Concerning Rickard’s “pattern-free” claim, that’s certainly true if you’re looking for motives, but Mr. Rickard clearly hasn’t read Meta-Hodos (in addition, at 6’12, to misrepresenting Schoenberg’s motivation in creating the twelve-tone method. Fail.). Try as he might, he can’t de-musical-ize music. As Tenney explains, because Rickard’s materials are differentiated, relationships inevitably emerge. The most simple of these inadvertent relationships is agogic accent. While the piano piece has no definitive melodic cadences, it does have clear clusters of events, the boundaries of which are determined by the longest note in a local area. To my ears, it sounds like a series of elided phrases. Another set of relationships emerges because of the clear differentiation of registers. Particularly at the extremes of register, you hear a sense of interrupted continuity. The notes group themselves because they sound similar with respect to pitch-height. To put it simply, “random notes” can never sound random.

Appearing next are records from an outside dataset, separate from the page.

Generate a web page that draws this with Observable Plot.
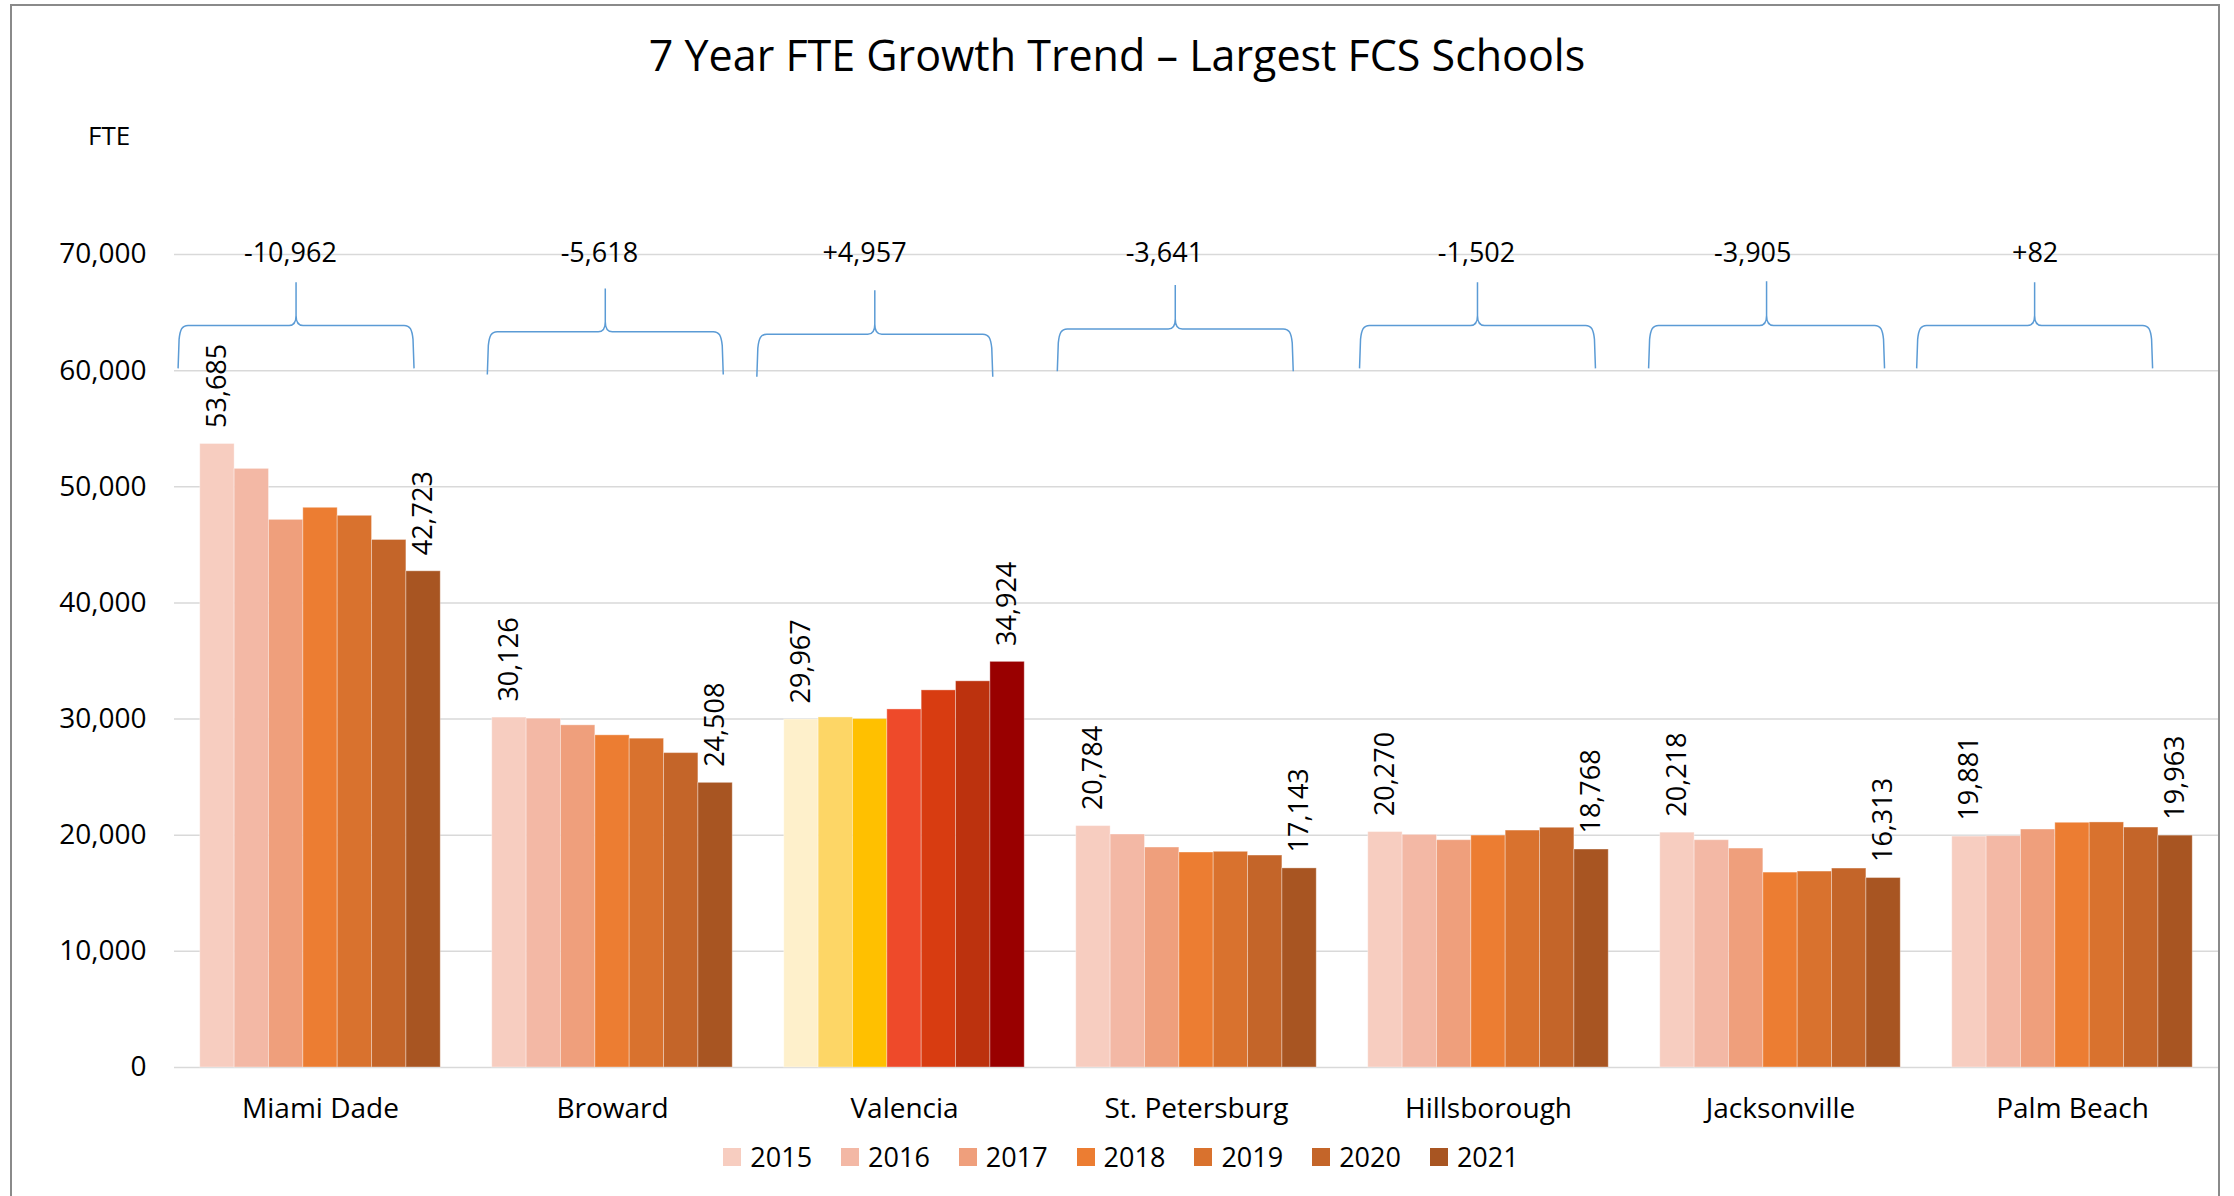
<!DOCTYPE html>
<html>
<head>
<meta charset="utf-8">
<script src="https://cdn.jsdelivr.net/npm/d3@7"></script>
<script src="https://cdn.jsdelivr.net/npm/@observablehq/plot@0.6"></script>
<style>
  html, body { margin: 0; padding: 0; background: #fff; overflow: hidden; }
  #wrap { position: relative; width: 2234px; height: 1196px; font-family: "Open Sans", sans-serif; color: #000; }
  #frame { position: absolute; left: 10px; top: 4px; width: 2210px; height: 1300px; border: 2px solid #8a8a8a; box-sizing: border-box; }
  #title { position: absolute; left: 0; top: 34px; width: 2234px; text-align: center; font-size: 43px; line-height: 42px; }
  #ylabel { position: absolute; left: 88px; top: 122px; font-size: 26px; line-height: 26px; }
  #chart { position: absolute; left: 0; top: 150px; }
  #legend { position: absolute; left: 4px; top: 1139px; width: 2234px; height: 36px; display: flex; justify-content: center; align-items: center; gap: 29px; font-size: 27px; line-height: 36px; }
  #legend .item { display: flex; align-items: center; gap: 9px; }
  #legend .sw { width: 18px; height: 18px; display: inline-block; }
</style>
</head>
<body>
<div id="wrap">
  <div id="frame"></div>
  <div id="title">7 Year FTE Growth Trend – Largest FCS Schools</div>
  <div id="ylabel">FTE</div>
  <div id="chart"></div>
  <div id="legend"></div>
</div>
<script>
// ---- data ----
const schools = ["Miami Dade", "Broward", "Valencia", "St. Petersburg", "Hillsborough", "Jacksonville", "Palm Beach"];
const years = ["2015", "2016", "2017", "2018", "2019", "2020", "2021"];

const fte2015 = [53685, 30126, 29967, 20784, 20270, 20218, 19881];
const fte2016 = [51540, 30030, 30140, 20060, 20030, 19570, 19920];
const fte2017 = [47150, 29460, 30000, 18940, 19570, 18850, 20490];
const fte2018 = [48190, 28600, 30830, 18510, 19970, 16780, 21070];
const fte2019 = [47500, 28310, 32470, 18570, 20400, 16870, 21100];
const fte2020 = [45420, 27070, 33250, 18250, 20640, 17130, 20660];
const fte2021 = [42723, 24508, 34924, 17143, 18768, 16313, 19963];

const yTicks = [0, 10000, 20000, 30000, 40000, 50000, 60000, 70000];

const orangeColors = ["#F7CDC0", "#F3B8A5", "#EF9F7C", "#EC7D32", "#D9722E", "#C46529", "#A85522"];
const valenciaColors = ["#FEF0CB", "#FDD666", "#FFC000", "#EE4A2A", "#D83C11", "#BC320E", "#990000"];

// brace annotations (x in school-group units, y in FTE units)
const braceCenter = [0.418, 1.477, 2.400, 3.429, 4.464, 5.454, 6.372];
const braceBottom = [60150, 59630, 59430, 59900, 60150, 60150, 60150];
const braceMid    = [63850, 63310, 63100, 63550, 63850, 63850, 63850];
const braceTop    = [67570, 67040, 66870, 67330, 67570, 67660, 67570];
const diffLabelX  = [0.397, 1.455, 2.363, 3.390, 4.459, 5.405, 6.372];

// ---- build table ----
const series = [fte2015, fte2016, fte2017, fte2018, fte2019, fte2020, fte2021];
const barW = 1 / 8.5; // bar width in group units (Excel gap width 150%)
const rows = [];
schools.forEach((s, i) => {
  years.forEach((yr, j) => {
    const x1 = i + 0.75 * barW + j * barW;
    rows.push({
      school: s, year: yr, i, j,
      value: series[j][i],
      x1, x2: x1 + barW, xc: x1 + barW / 2,
      color: (s === "Valencia" ? valenciaColors : orangeColors)[j]
    });
  });
});
const fmt = d3.format(",d");
const diffs = schools.map((s, i) => fte2021[i] - fte2015[i]);
const diffText = v => (v >= 0 ? "+" : "-") + fmt(Math.abs(v));

function braces(index, scales) {
  const x = scales.x, y = scales.y;
  const g = d3.create("svg:g")
    .attr("fill", "none")
    .attr("stroke", "#5B9BD5")
    .attr("stroke-width", 1.5);
  const half = 0.404;
  schools.forEach((s, i) => {
    const cx = x(braceCenter[i]), L = x(braceCenter[i] - half), R = x(braceCenter[i] + half);
    const yb = y(braceBottom[i]), ym = y(braceMid[i]), yt = y(braceTop[i]);
    const p = d3.path();
    p.moveTo(L, yb);
    p.lineTo(L + 1, ym + 14);
    p.bezierCurveTo(L + 2, ym + 4, L + 4, ym, L + 10, ym);
    p.lineTo(cx - 7, ym);
    p.bezierCurveTo(cx - 2, ym, cx, ym - 4, cx, ym - 10);
    p.lineTo(cx, yt);
    p.moveTo(cx, ym - 10);
    p.bezierCurveTo(cx, ym - 4, cx + 2, ym, cx + 7, ym);
    p.lineTo(R - 10, ym);
    p.bezierCurveTo(R - 4, ym, R - 2, ym + 4, R - 1, ym + 14);
    p.lineTo(R, yb);
    g.append("path").attr("d", p.toString());
  });
  return g.node();
}

const chart = Plot.plot({
  width: 2234,
  height: 977,
  marginLeft: 174,
  marginRight: 16,
  marginTop: 104,
  marginBottom: 60,
  style: { fontFamily: "Open Sans, sans-serif", fontSize: "28px", color: "#000", background: "transparent" },
  x: {
    domain: [0, 7],
    ticks: schools.map((s, i) => i + 0.5),
    tickFormat: d => schools[Math.floor(d)],
    tickSize: 0,
    tickPadding: 31,
    label: null
  },
  y: {
    domain: [0, 70000],
    ticks: yTicks,
    tickFormat: d => fmt(d),
    tickSize: 0,
    tickPadding: 28,
    label: null
  },
  marks: [
    Plot.ruleY(yTicks, { stroke: "#d9d9d9", strokeWidth: 1.5 }),
    Plot.rect(rows, {
      x1: "x1", x2: "x2", y1: 0, y2: "value",
      fill: "color", stroke: "#ffffff", strokeOpacity: 0.35, strokeWidth: 1
    }),
    Plot.text(rows.filter(d => d.j === 0 || d.j === 6), {
      x: "xc", y: "value",
      text: d => fmt(d.value),
      rotate: -90, textAnchor: "start", lineAnchor: "middle",
      dy: -16, fontSize: 27, fill: "#000"
    }),
    braces,
    Plot.text(schools, {
      x: (d, i) => diffLabelX[i], y: () => 70000,
      text: (d, i) => diffText(diffs[i]),
      dy: -1, fontSize: 27, fill: "#000"
    })
  ]
});
document.getElementById("chart").appendChild(chart);

// legend
const legend = d3.select("#legend");
years.forEach((yr, j) => {
  const item = legend.append("div").attr("class", "item");
  item.append("span").attr("class", "sw").style("background", orangeColors[j]);
  item.append("span").text(yr);
});
</script>
</body>
</html>
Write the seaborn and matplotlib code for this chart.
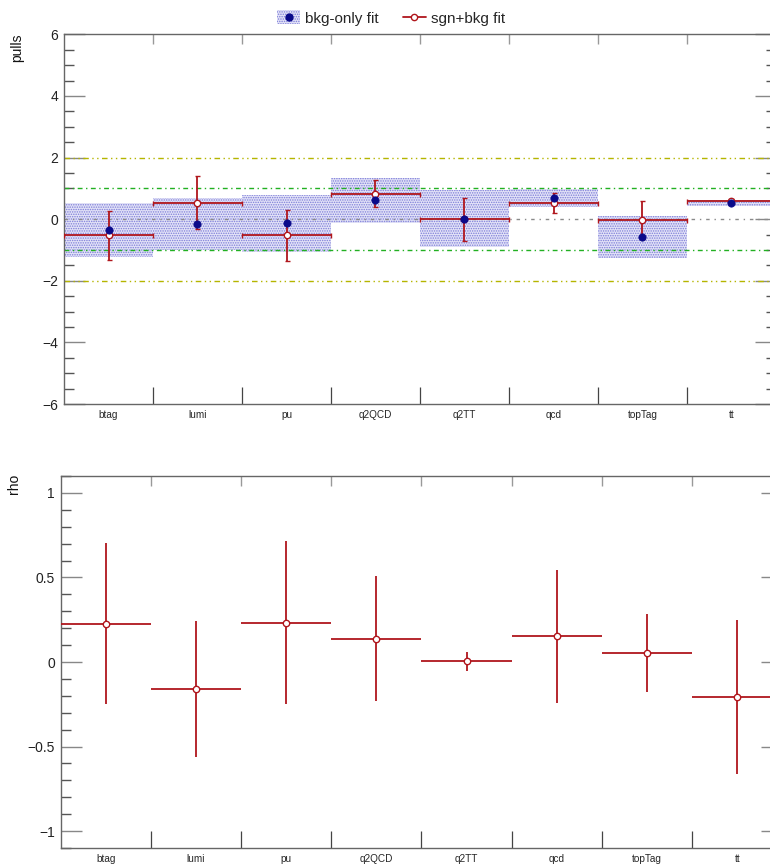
import numpy as np
import pandas as pd
import matplotlib
matplotlib.use("Agg")
import matplotlib.pyplot as plt
import seaborn as sns
from matplotlib.ticker import FixedLocator, MultipleLocator, FuncFormatter, NullFormatter
from matplotlib.lines import Line2D
from matplotlib.patches import Patch
from matplotlib.legend_handler import HandlerTuple

# nuisance parameters
params = ["btag", "lumi", "pu", "q2QCD", "q2TT", "qcd", "topTag", "tt"]

# background-only fit: pull and its uncertainty (shaded band)
bonly_pull = [-0.36, -0.16, -0.13, 0.62, 0.02, 0.69, -0.58, 0.52]
bonly_err = [0.87, 0.85, 0.93, 0.73, 0.93, 0.29, 0.68, 0.10]

# signal+background fit: pull and its uncertainty
sb_pull = [-0.53, 0.53, -0.53, 0.82, 0.00, 0.53, -0.03, 0.60]
sb_err = [0.81, 0.86, 0.84, 0.44, 0.70, 0.32, 0.62, 0.06]

# correlation of each nuisance with the signal strength
rho = [0.227, -0.159, 0.233, 0.138, 0.003, 0.153, 0.055, -0.207]
rho_err = [0.475, 0.400, 0.484, 0.371, 0.058, 0.394, 0.230, 0.455]

df = pd.DataFrame({
    "param": params,
    "x": np.arange(len(params)) + 0.5,
    "bonly_pull": bonly_pull,
    "bonly_err": bonly_err,
    "sb_pull": sb_pull,
    "sb_err": sb_err,
    "rho": rho,
    "rho_err": rho_err,
})

sns.set_theme(style="ticks")
plt.rcParams["font.family"] = ["Liberation Sans", "DejaVu Sans"]
plt.rcParams["hatch.linewidth"] = 0.7
plt.rcParams["axes.unicode_minus"] = True

RED = "#b0161c"
NAVY = "#0a0a8a"
AXC = "#666666"
BAND_FC = "#e2e2f7"
BAND_HC = "#7c7cd8"
BAND_HATCH = "......."

W, H = 770, 865
fig = plt.figure(figsize=(W / 100, H / 100), dpi=100)


def frac(x0, y0, x1, y1):
    return [x0 / W, 1 - y1 / H, (x1 - x0) / W, (y1 - y0) / H]


ax1 = fig.add_axes(frac(64, 34.3, 776, 404))
ax2 = fig.add_axes(frac(60.5, 476, 782.5, 848))

nb = len(params)
edges = np.arange(1, nb)


def style_axis(ax, ymajor, yminor, fmt):
    for s in ax.spines.values():
        s.set_color(AXC)
        s.set_linewidth(1.0)
    ax.set_xlim(0, nb)
    ax.xaxis.set_major_locator(FixedLocator(edges))
    ax.xaxis.set_major_formatter(NullFormatter())
    ax.xaxis.set_minor_locator(FixedLocator(df["x"]))
    ax.set_xticklabels(params, minor=True)
    ax.tick_params(axis="x", which="major", direction="in", length=12.5,
                   width=0.9, color="#444444", bottom=True, top=False)
    ax.tick_params(axis="x", which="minor", length=0, pad=4, labelsize=7.2,
                   bottom=True, top=False)
    top = ax.secondary_xaxis("top")
    top.set_xticks(edges)
    top.tick_params(direction="in", length=7, width=1.0, color="#999999",
                    labeltop=False)
    top.spines["top"].set_visible(False)
    ax.yaxis.set_major_locator(MultipleLocator(ymajor))
    ax.yaxis.set_minor_locator(MultipleLocator(yminor))
    ax.yaxis.set_major_formatter(FuncFormatter(fmt))
    ax.tick_params(axis="y", which="major", direction="in", length=15,
                   width=1.0, color="#888888", left=True, right=True,
                   labelsize=10, pad=4, labelcolor="#222222")
    ax.tick_params(axis="y", which="minor", direction="in", length=7,
                   width=1.0, color="#555555", left=True, right=True)
    ax.set_xlabel("")
    ax.set_ylabel("")


def fmt_top(v, pos):
    return f"{v:.0f}".replace("-", "\u2212")


def fmt_bot(v, pos):
    if abs(v) < 1e-9:
        return "0"
    s = f"{v:.1f}".rstrip("0").rstrip(".")
    return s.replace("-", "\u2212")


# ---------- pulls ----------
ax1.set_ylim(-6, 6)
ax1.bar(df["x"], 2 * df["bonly_err"], bottom=df["bonly_pull"] - df["bonly_err"],
        width=1.0, color=BAND_FC, edgecolor=BAND_HC, hatch=BAND_HATCH,
        linewidth=0, zorder=1)

ref = [(2, "#b5b500", (0, (4, 2.5, 1, 2.5, 1, 2.5))),
       (-2, "#b5b500", (0, (4, 2.5, 1, 2.5, 1, 2.5))),
       (1, "#22b022", (0, (3.5, 2.5, 1, 2.5))),
       (-1, "#22b022", (0, (3.5, 2.5, 1, 2.5))),
       (0, "#8a8a8a", (0, (2.5, 3.5, 1, 3.5)))]
for yv, c, ls in ref:
    ax1.axhline(yv, color=c, lw=1.0, ls=ls, zorder=2)

ax1.errorbar(df["x"], df["sb_pull"], xerr=0.5, yerr=df["sb_err"], fmt="o",
             color=RED, ecolor=RED, elinewidth=1.3, capsize=1.8, capthick=1.3,
             ms=4.6, mfc="white", mec=RED, mew=1.0, zorder=3)
sns.scatterplot(data=df, x="x", y="bonly_pull", ax=ax1, color=NAVY, s=28,
                edgecolor=NAVY, linewidth=0.5, zorder=4, legend=False)
style_axis(ax1, 2, 0.5, fmt_top)

# ---------- correlations ----------
ax2.set_ylim(-1.1, 1.1)
ax2.errorbar(df["x"], df["rho"], xerr=0.5, yerr=df["rho_err"], fmt="o",
             color=RED, ecolor=RED, elinewidth=1.3, capsize=0,
             ms=4.6, mfc="white", mec=RED, mew=1.0, zorder=3)
style_axis(ax2, 0.5, 0.1, fmt_bot)

fig.text(17 / W, 1 - 34 / H, "pulls", rotation=90, ha="center", va="top",
         fontsize=10, color="#111111")
fig.text(14 / W, 1 - 474 / H, "rho", rotation=90, ha="center", va="top",
         fontsize=10, color="#111111")

# legend
band_h = Patch(facecolor=BAND_FC, edgecolor=BAND_HC, hatch=BAND_HATCH, linewidth=0)
dot_h = Line2D([], [], ls="none", marker="o", color=NAVY, ms=5)
sb_h = Line2D([], [], color=RED, lw=1.3, marker="o", ms=4.5, mfc="white", mec=RED)
fig.legend([(band_h, dot_h), sb_h], ["bkg-only fit", "sgn+bkg fit"],
           handler_map={tuple: HandlerTuple(ndivide=1, pad=0)},
           loc="center", bbox_to_anchor=(391 / W, 1 - 18 / H), ncol=2,
           frameon=False, fontsize=11, handlelength=1.5, handleheight=1.0,
           columnspacing=1.55, handletextpad=0.33)

fig.savefig("out.png", dpi=100)
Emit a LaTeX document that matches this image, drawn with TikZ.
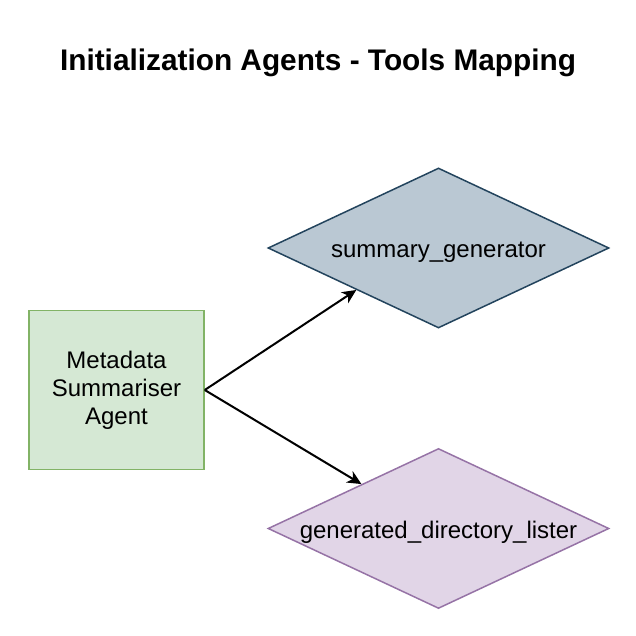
\documentclass[tikz,border=0pt]{standalone}
\usepackage{fontspec}
\setmainfont{Liberation Sans}
\usetikzlibrary{shapes.geometric,arrows.meta,calc}
\definecolor{agentfill}{HTML}{D5E8D4}
\definecolor{agentline}{HTML}{82B366}
\definecolor{sumfill}{HTML}{BAC8D3}
\definecolor{sumline}{HTML}{23445D}
\definecolor{dirfill}{HTML}{E1D5E7}
\definecolor{dirline}{HTML}{9673A6}
\tikzset{
  agent/.style={draw=agentline, fill=agentfill, line width=1.5pt, minimum width=175pt, minimum height=159pt, align=center, font=\fontsize{24}{28}\selectfont},
  tool/.style={shape=diamond, line width=1.5pt, aspect=2.13, minimum width=341pt, minimum height=160pt, inner sep=0pt, text height=20pt, text depth=0pt, font=\fontsize{24}{28}\selectfont},
  link/.style={-{Stealth[length=14pt,width=13pt,inset=4pt]}, line width=2pt}
}
\begin{document}
\begin{tikzpicture}[x=1pt,y=1pt]
\useasboundingbox (0,0) rectangle (636,636);
\node[font=\bfseries\fontsize{29.8}{34}\selectfont] (title) at (318,573) {Initialization Agents - Tools Mapping};

\node[agent] (msa) at (116.5,246) {Metadata\\Summariser\\Agent};
\node[tool, draw=sumline, fill=sumfill] (sg) at (438.5,388) {summary\_generator};
\node[tool, draw=dirline, fill=dirfill] (gdl) at (438.5,107.5) {generated\_directory\_lister};

\draw[link] (msa.east) -- ($(sg.west)!0.52!(sg.south)$);
\draw[link] (msa.east) -- ($(gdl.west)!0.55!(gdl.north)$);
\end{tikzpicture}
\end{document}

That said, even though I hear musical patterns within the texture, I don’t think these relationships are nearly as important as the overall sweep of the piece—in the same way that, although you can segment a performance of “Music on a Long Thin Wire,” the segmentation of it isn’t really the point. In fact, I would say that Rickard was actually quite successful in creating a work in the “acoustical positivist” vein. In both the Lucier and the Rickard, the sum texture, incorporating all internal variation, is the music. What makes such works beautiful is that even though they are, in effect, static objects, you don’t experience them statically. Only on reflection do you realize, “Wait, this is all of a whole.” There’s a serenity to such music that’s quite similar to listening to a stream or the wind (a comparison that, if I remember correctly, Lucier himself makes).

Now, if you really want to write an ugly piece of music, your best bet is to go the route of tedium. The careful use of repetition gives you a far better foundation with which to defy expectations and create a perpetual sense of anticlimax. Throw in some bad voice-leading and gratuitous dissonance, and you’re on your way. Incidentally, another group of scientists did something like this, although they approached the effect on a tangent.

Also incidentally, I really need to go to bed. So good night.